Cierto que, pese a lo arbitrarios, algunos de estos preceptos, por tan arraigados, resultan muy difíciles de extirpar (por supuesto, mucho más que la frondosidad que combaten). Queda patente cuando a alguna actriz o cantante se le ocurre airear sus matas pilosas: automáticamente, se le echan encima hordas furibundas que, al amparo del dogma de la tersura, se enzarzarán con saña en interminables y estériles debates sobre si se trata de una guarra o de una moderna, cuando la única conclusión posible es: a ti qué más te da, si seguro que, a poco que lo pienses, tienes cosas más productivas que hacer.

Y por esa trocha llegamos al quid, a los pilares de la igualdad y la libertad. Si hogaño un señor se desbroza como antaño no lo hacía y aquí no se persigna nadie, ¿por qué si una mujer admite, sin mayor trauma, que le crecen greñas en las piernas, los genitales y el bigote, y decide, sin aspaviento ninguno, dejarle seguir su curso a la madre naturaleza, por qué —repito— un concejal rupestre la tiene que señalar? Pues porque es rupestre, Martita, obvio. Y también por los cánones de belleza. Esos tan consistentes que obran el milagro de que los hombres corran como locos a Turquía a injertarse felpudos en el cráneo mientras, por su parte, las féminas corren a abrasarse los folículos cual posesas ¡y que no sobreviva ni uno!

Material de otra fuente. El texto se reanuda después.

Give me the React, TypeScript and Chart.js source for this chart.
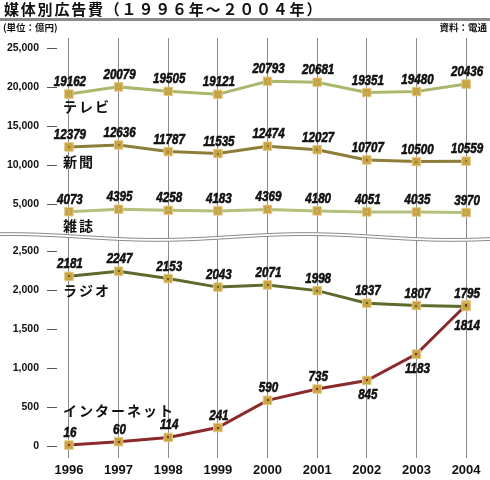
import React, { useEffect, useRef } from "react";
import { Chart, registerables } from "chart.js";

Chart.register(...registerables);

// ---- data ----
const years = [1996, 1997, 1998, 1999, 2000, 2001, 2002, 2003, 2004];
const tv = [19162, 20079, 19505, 19121, 20793, 20681, 19351, 19480, 20436];
const newspaper = [12379, 12636, 11787, 11535, 12474, 12027, 10707, 10500, 10559];
const magazine = [4073, 4395, 4258, 4183, 4369, 4180, 4051, 4035, 3970];
const radio = [2181, 2247, 2153, 2043, 2071, 1998, 1837, 1807, 1795];
const internet = [16, 60, 114, 241, 590, 735, 845, 1183, 1814];
const seriesNames = ["テレビ", "新聞", "雑誌", "ラジオ", "インターネット"];
const upperTicks = [5000, 10000, 15000, 20000, 25000];
const lowerTicks = [0, 500, 1000, 1500, 2000, 2500];

const TITLE = "媒体別広告費（１９９６年～２００４年）";
const UNIT = "(単位：億円)";
const SOURCE = "資料：電通";

// ---- styling ----
const colors = ["#a9b86c", "#8c7d3a", "#b3c07c", "#5e6a2c", "#8b2a2a"];
const numFont = '"Liberation Sans", Arial, sans-serif';
const jpFont = '"Noto Sans CJK JP", "Noto Sans", sans-serif';
// label placement: 0 = above, 1 = below, 2 = further below
const placement = [
  [0, 0, 0, 0, 0, 0, 0, 0, 0],
  [0, 0, 0, 0, 0, 0, 0, 0, 0],
  [0, 0, 0, 0, 0, 0, 0, 0, 0],
  [0, 0, 0, 0, 0, 0, 0, 0, 0],
  [0, 0, 0, 0, 0, 0, 1, 1, 2],
];
const nameOffsets = [13, 15, 14, 14, -34];

function narrowText(ctx: CanvasRenderingContext2D, text: string, x: number, y: number) {
  ctx.save();
  ctx.translate(x, y);
  ctx.scale(0.8, 1);
  ctx.fillText(text, 0, 0);
  ctx.lineWidth = 0.6;
  ctx.strokeStyle = ctx.fillStyle as string;
  ctx.strokeText(text, 0, 0);
  ctx.restore();
}

const overlayPlugin = {
  id: "overlay",
  afterDatasetsDraw(chart: any) {
    const ctx = chart.ctx as CanvasRenderingContext2D;
    ctx.save();
    chart.data.datasets.forEach((ds: any, di: number) => {
      const meta = chart.getDatasetMeta(di);
      meta.data.forEach((pt: any, i: number) => {
        ctx.fillStyle = ds.borderColor;
        ctx.fillRect(Math.round(pt.x) - 1, Math.round(pt.y) - 1, 2, 2);
        const pl = placement[di][i];
        const y = pl === 0 ? pt.y - 8 : pl === 1 ? pt.y + 19 : pt.y + 25;
        ctx.fillStyle = "#111";
        ctx.font = `italic bold 14.5px ${numFont}`;
        ctx.textAlign = "center";
        ctx.textBaseline = "alphabetic";
        narrowText(ctx, String(ds.data[i].y), pt.x + 1, y);
      });
      const p0 = meta.data[0];
      ctx.font = `bold 14px ${jpFont}`;
      ctx.textAlign = "left";
      ctx.textBaseline = "middle";
      ctx.fillStyle = "#111";
      const name = seriesNames[di];
      for (let k = 0; k < name.length; k++) {
        ctx.fillText(name[k], p0.x - 6 + k * 16, p0.y + nameOffsets[di]);
      }
    });
    ctx.restore();
  },
  afterDraw(chart: any) {
    const ctx = chart.ctx as CanvasRenderingContext2D;
    const yb = chart.scales.yTop.bottom;
    const W = chart.width;
    const c = (x: number) => yb + 1 - 2.9 * Math.cos((2 * Math.PI * (x - 10)) / 295);
    ctx.save();
    ctx.beginPath();
    for (let x = 0; x <= W; x++) ctx.lineTo(x, c(x) - 1.6);
    for (let x = W; x >= 0; x--) ctx.lineTo(x, c(x) + 1.6);
    ctx.closePath();
    ctx.fillStyle = "#fff";
    ctx.fill();
    ctx.strokeStyle = "#8a8a8a";
    ctx.lineWidth = 1;
    for (const off of [-1.4, 1.4]) {
      ctx.beginPath();
      for (let x = 0; x <= W; x++) ctx.lineTo(x, c(x) + off);
      ctx.stroke();
    }
    ctx.restore();
  },
};

function makeDataset(label: string, values: number[], idx: number, axis: string) {
  return {
    label,
    data: values.map((v, i) => ({ x: years[i], y: v })),
    yAxisID: axis,
    borderColor: colors[idx],
    borderWidth: 3,
    pointStyle: "rect",
    pointRadius: 6,
    pointBackgroundColor: "#c9a241",
    pointBorderColor: "#e2c987",
    pointBorderWidth: 1,
    tension: 0,
  };
}

const yCommon = (ticks: number[]) => ({
  type: "linear",
  position: "left",
  stack: "main",
  border: { display: false },
  grid: { drawOnChartArea: false, tickLength: 10, color: "#555", lineWidth: 1 },
  ticks: {
    font: { family: numFont, size: 10.5, weight: "bold" },
    color: "#111",
    padding: 8,
    callback: (v: any) => Number(v).toLocaleString("en-US"),
  },
  afterBuildTicks: (scale: any) => {
    scale.ticks = ticks.map((v) => ({ value: v }));
  },
  afterFit: (scale: any) => {
    scale.width = 50;
  },
});

export default function App() {
  const ref = useRef<HTMLCanvasElement>(null);
  useEffect(() => {
    if (!ref.current) return;
    const chart = new Chart(ref.current, {
      type: "line",
      data: {
        datasets: [
          makeDataset(seriesNames[0], tv, 0, "yTop"),
          makeDataset(seriesNames[1], newspaper, 1, "yTop"),
          makeDataset(seriesNames[2], magazine, 2, "yTop"),
          makeDataset(seriesNames[3], radio, 3, "yBot"),
          makeDataset(seriesNames[4], internet, 4, "yBot"),
        ] as any,
      },
      options: {
        responsive: false,
        animation: false,
        devicePixelRatio: 1,
        events: [],
        layout: { padding: { top: 38, left: 7, right: 10, bottom: 0 } },
        plugins: { legend: { display: false }, tooltip: { enabled: false } },
        scales: {
          x: {
            type: "linear",
            min: 1995.76,
            max: 2004.28,
            border: { display: false },
            grid: { color: "#8c8c8c", lineWidth: 1, drawTicks: false, borderDash: [5, 4] } as any,
            ticks: {
              stepSize: 1,
              includeBounds: false,
              autoSkip: false,
              maxRotation: 0,
              padding: 5,
              color: "#111",
              font: { family: numFont, size: 13, weight: "bold" },
              callback: (v: any) => String(v),
            },
            afterBuildTicks: (scale: any) => {
              scale.ticks = years.map((v) => ({ value: v }));
            },
            afterFit: (scale: any) => {
              scale.height = 22;
            },
          } as any,
          yTop: { ...yCommon(upperTicks), min: 962, max: 26346, stackWeight: 198, weight: 2 } as any,
          yBot: { ...yCommon(lowerTicks), min: -150, max: 2699, stackWeight: 222, weight: 1 } as any,
        },
      },
      plugins: [overlayPlugin],
    });
    return () => chart.destroy();
  }, []);

  return (
    <div style={{ position: "absolute", left: 0, top: 0, width: 490, height: 480, background: "#fff", overflow: "hidden" }}>
      <canvas ref={ref} width={490} height={480} style={{ position: "absolute", left: 0, top: 0, width: 490, height: 480 }} />
      <div style={{ position: "absolute", left: 4, top: 0, font: `bold 15px ${jpFont}`, letterSpacing: "1.8px", lineHeight: "18px", color: "#111", whiteSpace: "nowrap" }}>{TITLE}</div>
      <div style={{ position: "absolute", left: 0, top: 18, width: 490, height: 3, background: "#8a8a8a" }} />
      <div style={{ position: "absolute", left: 3, top: 22, font: `bold 9.5px ${jpFont}`, lineHeight: "11px", color: "#111", whiteSpace: "nowrap" }}>{UNIT}</div>
      <div style={{ position: "absolute", right: 3, top: 22, font: `bold 9.5px ${jpFont}`, lineHeight: "11px", color: "#111", whiteSpace: "nowrap" }}>{SOURCE}</div>
    </div>
  );
}
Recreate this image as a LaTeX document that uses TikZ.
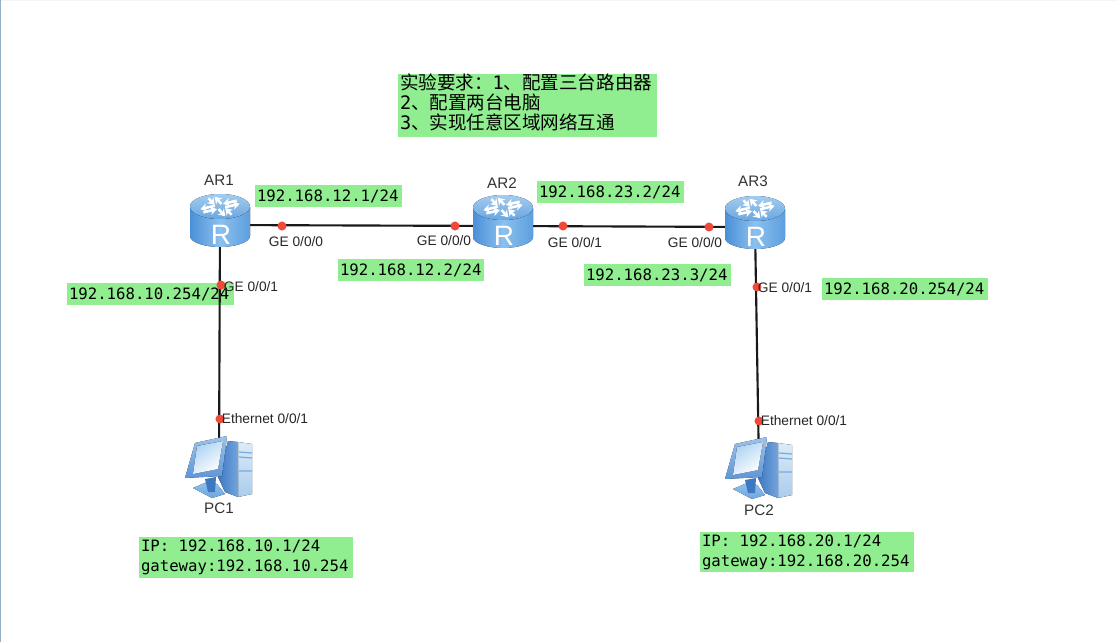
\documentclass[tikz,border=0pt]{standalone}
\usepackage{fontspec}
\setmainfont{Liberation Sans}
\newfontfamily\monof{DejaVu Sans Mono}
\newfontfamily\cjkf{Noto Sans CJK SC}
\usetikzlibrary{arrows.meta}
\definecolor{lblgreen}{HTML}{90EE90}
\definecolor{portred}{HTML}{F0493A}
\definecolor{edgeblue}{HTML}{96AFC3}
\definecolor{bodyL}{HTML}{4A90D8}
\definecolor{bodyM}{HTML}{8CC0EE}
\definecolor{bodyR}{HTML}{5C9FDE}
\definecolor{topA}{HTML}{A4CCEF}
\definecolor{topB}{HTML}{6AA6E0}
\definecolor{frameA}{HTML}{9CC4EC}
\definecolor{frameB}{HTML}{5E96D8}
\definecolor{sideA}{HTML}{3F78C2}
\definecolor{sideB}{HTML}{74A4DC}
\definecolor{towerA}{HTML}{DCEBF8}
\definecolor{towerB}{HTML}{A9CCEC}
\tikzset{
  x=0.75pt,y=-0.75pt,
  anchorbox/.style={minimum width=45pt,minimum height=39pt,inner sep=0pt},
  link/.style={line width=1.6pt,draw=black!90},
  portdot/.style={circle,fill=portred,minimum size=6.8pt,inner sep=0pt},
  porttext/.style={font=\fontsize{10.3pt}{12pt}\selectfont,text=black!85,inner sep=0pt},
  devname/.style={font=\fontsize{11.4pt}{13pt}\selectfont,text=black!80,inner sep=0pt},
  greenbox/.style={fill=lblgreen,inner sep=0pt,text=black,font=\monof\fontsize{11.75pt}{15pt}\selectfont},
  arrowline/.style={draw=white,line width=1.9pt,-{Stealth[length=5pt,width=6.5pt]}},
  pics/routericon/.style={code={
    \fill[left color=bodyL,right color=bodyR,middle color=bodyM]
      (-30,-18) -- (-30,11) .. controls (-30,17) and (-16,22) .. (0,22)
      .. controls (16,22) and (30,17) .. (30,11) -- (30,-18) -- cycle;
    \fill[top color=topA,bottom color=topB] (0,-18.5) ellipse [x radius=30,y radius=12.5];
    \begin{scope}[shift={(0,-18.5)},yscale=0.5]
      \foreach \a in {25,115,205,295}{
        \draw[arrowline,rotate=\a] (4,3.5) -- (20,3.5);
        \draw[arrowline,rotate=\a] (20,-3.5) -- (5,-3.5);
      }
    \end{scope}
    \node[text=white,inner sep=0pt,font=\fontsize{21pt}{22pt}\selectfont] at (1,10) {R};
  }},
  pics/pcicon/.style={code={
    \fill[top color=towerA,bottom color=towerB] (19,-25) -- (33,-23) -- (33,27) -- (19,30) -- cycle;
    \draw[color=bodyL!75!white,line width=0.9pt] (20,-15) -- (33,-14) (20,-10) -- (33,-9) (20,4) -- (33,4);
    \fill[left color=sideA,right color=sideB] (9,-26) -- (19,-25) -- (19,30) -- (6,25) -- (-1,10) -- cycle;
    \fill[top color=bodyM,bottom color=bodyL!80!white] (-12,15) -- (-2,17) -- (6,27) -- (-7,31) -- (-26,21) -- cycle;
    \fill[color=sideA] (-14,12) -- (-3,10) -- (-4,25) -- (-11,25) -- cycle;
    \fill[top color=frameA,bottom color=frameB] (-24,-24) -- (8,-31) -- (3,9) -- (-34,11) -- cycle;
    \fill[left color=bodyM!70!white,right color=white,shading angle=35] (-22,-21) -- (4,-26) -- (-1,2) -- (-26,7) -- cycle;
  }}
}
\newcommand{\greenlabel}[6]{% name, x1, y1, x2, y2, text
  \node[greenbox,minimum width={(#4-#2)*0.75pt},minimum height={(#5-#3)*0.75pt},text width={(#4-#2-4)*0.75pt},align=left] (#1) at ({(#2+#4)/2},{(#3+#5)/2}) {#6};}
\begin{document}
\begin{tikzpicture}
\useasboundingbox (0,0) rectangle (1118,642);
\fill[white] (0,0) rectangle (1118,642);
\fill[black!4] (0,0) rectangle (1118,1.5);
\fill[edgeblue] (0,0) rectangle (1.5,642);

% green labels
\greenlabel{l1}{255}{185}{402}{207}{192.168.12.1/24}
\greenlabel{l2}{338}{259}{484}{281}{192.168.12.2/24}
\greenlabel{l3}{537}{181}{684}{203}{192.168.23.2/24}
\greenlabel{l4}{584}{264}{731}{286}{192.168.23.3/24}
\greenlabel{l5}{67}{283}{234}{305}{192.168.10.254/24}
\greenlabel{l6}{822}{278}{988}{300}{192.168.20.254/24}
\greenlabel{l7}{139}{537}{353}{578}{IP:\hspace{0.602em}192.168.10.1/24\\gateway:192.168.10.254}
\greenlabel{l8}{700}{532}{914}{572}{IP:\hspace{0.602em}192.168.20.1/24\\gateway:192.168.20.254}
\greenlabel{l9}{398}{75}{657}{136}{\fontsize{13.9pt}{15pt}\selectfont\cjkf 实验要求：\monof 1\cjkf 、配置三台路由器\\\monof 2\cjkf 、配置两台电脑\\\monof 3\cjkf 、实现任意区域网络互通\par\vspace{4pt}}

% anchors of the devices
\node[anchorbox] (AR1) at (220,225) {};
\node[anchorbox] (AR2) at (503,226) {};
\node[anchorbox] (AR3) at (755,227) {};
\node[anchorbox] (PC1) at (219,467) {};
\node[anchorbox] (PC2) at (759,468) {};

% links
\draw[link] (AR1.center) -- (AR2.center);
\draw[link] (AR2.center) -- (AR3.center);
\draw[link] (AR1.center) -- (PC1.center);
\draw[link] (AR3.center) -- (PC2.center);

% icons
\pic at (AR1) {routericon};
\pic at (AR2) {routericon};
\pic at (AR3) {routericon};
\pic at (PC1) {pcicon};
\pic at (PC2) {pcicon};

% port dots
\node[portdot] (p1) at (282,226) {};
\node[portdot] (p2) at (455,226) {};
\node[portdot] (p3) at (563,226) {};
\node[portdot] (p4) at (709,227) {};
\node[portdot] (p5) at (221,285) {};
\node[portdot] (p6) at (757,287) {};
\node[portdot] (p7) at (220,419) {};
\node[portdot] (p8) at (759,421) {};

% device names
\node[devname] (nAR1) at (219,180) {AR1};
\node[devname] (nAR2) at (502,183) {AR2};
\node[devname] (nAR3) at (753,181) {AR3};
\node[devname] (nPC1) at (219,508) {PC1};
\node[devname] (nPC2) at (759,510) {PC2};

% port names
\node[porttext] (t1) at (296,242) {GE 0/0/0};
\node[porttext] (t2) at (444,241) {GE 0/0/0};
\node[porttext] (t3) at (575,243) {GE 0/0/1};
\node[porttext] (t4) at (695,243) {GE 0/0/0};
\node[porttext] (t5) at (251,287) {GE 0/0/1};
\node[porttext] (t6) at (785,288) {GE 0/0/1};
\node[porttext] (t7) at (265,419) {Ethernet 0/0/1};
\node[porttext] (t8) at (804,421) {Ethernet 0/0/1};
\end{tikzpicture}
\end{document}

Cánones de belleza, cánones de belleza… en lo que respecta a coherencia de criterios, merecemos que nos manden un poquito a freír morcillas, la verdad.

Pero, con todo y con eso, allá cada quien, soberano de su anatomía, que la rija de la manera en que se sienta más cómodo y más guapo. Eso sí, que resulten entonces todas las opciones —hombres y mujeres velludos o lampiños— igual de válidas y socialmente de recibo. Sólo así llegamos a la tercera pata del trípode, la de la fraternidad. Porque, aunque gobernar tu cuerpo al albur de lo que juzgue el prójimo siempre se tratará de una pésima idea, tampoco vamos a ser hipócritas: en mayor o menor medida, a cualquier hijo de vecino le gusta gustar, por lo que menuda lástima, qué desperdicio, que del gusto proscribamos al pelo. Ahora, que también te cuento y certifico, perded cuidado, cuando alguien se halla en el ánimo de tener contigo algo más que palabras, no hay en esa sacra tesitura pelambre que disuada. Y en caso de que sí se erija en línea roja, pues qué quieres que te diga… que él o ella más tontos son. Tal como anda de birrioso el patio, si encuentras un señor o una señora, y te agrada cómo piensa, cómo siente, y cómo besa, en todo lo demás… ¡pelillos a la mar! Gustémonos un poco más.

Por eso, a despecho de los concejales rupestres, chicas, los brazos siempre arriba. Os luzca como os luzca el pelo. El del sobaco, claro.